# Sometimes I wonder...



## RustyBrown (May 29, 2004)

If I shouldn't spend more time taking in the scene and less time trying to record it. This is one shot that's a good reminder of that to me.


----------



## FishinGrl (May 2, 2008)

this is breathetaking enough as a picture! i couldnt imagine the beauty being there! absolutely gorgeous..


----------



## sandybottom (Jun 1, 2005)

Wow! Now your making me drool.


----------



## labanc (Apr 11, 2005)

really nice


----------



## grayfish (Jul 31, 2005)

Once again, you have nailed it Rusty.


----------



## Koru (Sep 25, 2006)

RustyBrown said:


> If I shouldn't spend more time taking in the scene and less time trying to record it.
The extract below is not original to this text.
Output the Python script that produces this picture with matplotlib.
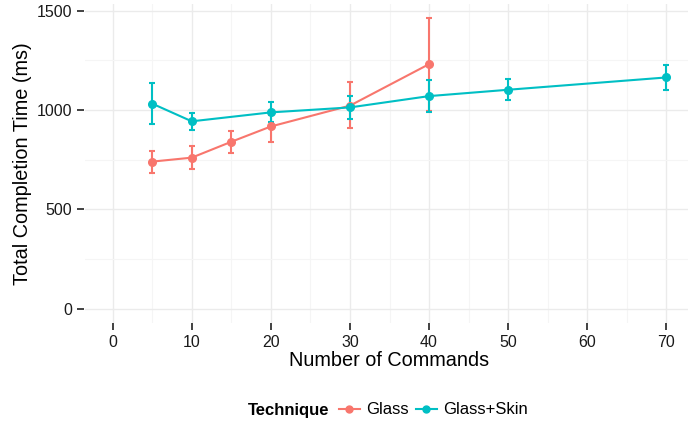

This is one shot that's a good reminder of that to me.


it's a thin line we walk when we choose to carry our camera. it has to be a conscious effort to not put it to our eye.

if you hadn't taken this shot, and had instead soaked up the place on your own, i wouldn't have had the opportunity to view it.

i have spent many hours tossing the same thoughts around. i've worked out that it's worth my time to book myself in some 'soak-it-up' time, but that's mainly to help 'fill my cup' so i can carry on with letting my creativity out. but that's just my way of dealing with what is in front of me.

another thought... you take what is the right amount of time in the moment that you're doing it. and, you have a beautiful photo to keep forever to remind you of where you were.

rosesm


----------



## rippin lips jr (Feb 5, 2006)

Beautiful Shot!!! I love the reflection and the clarity!


----------



## REDZ RUNNER (Aug 6, 2008)

MUST BE HEAVEN!!!!!!!!


----------



## Ibeafireman (Jul 24, 2006)

I am so jealous of you getting to be in that spot. I could stay there all day just hanging out looking at that. Do you mind if I make that my background on my desktop?


----------



## Arlon (Feb 8, 2005)

Looks like you've been out to Brazos Bend again.. (-:}

I read someplace that if you want to get some nice pictures, stand in some nice places. 

Wife has to reel me in from time to time when I get cought up trying to get the picture and forget to smell the rose..


----------



## stargazer (May 24, 2004)

Outstanding Rusty, but thats expected when I see your post. What lens? 12-24?


----------



## Pocketfisherman (May 30, 2005)

That's beautiful. Where exactly was that taken?


----------



## richg99 (Aug 21, 2004)

Hmmm great shot..no doubt. Beauty that we don't come across very often... and some never get to personally experience. Keep finding shots like that, please..

I guess, when I think about it...when I have my camera nearby...I am looking for beautiful or unusual things to shoot. Yesterday I glanced across the pool, during our Luau at the retirement village. I saw a scene that made me grab for the camera. I'll post it in a short while..

My camera makes me watch and wait for a photo op. I think that is a good thing. Rich


----------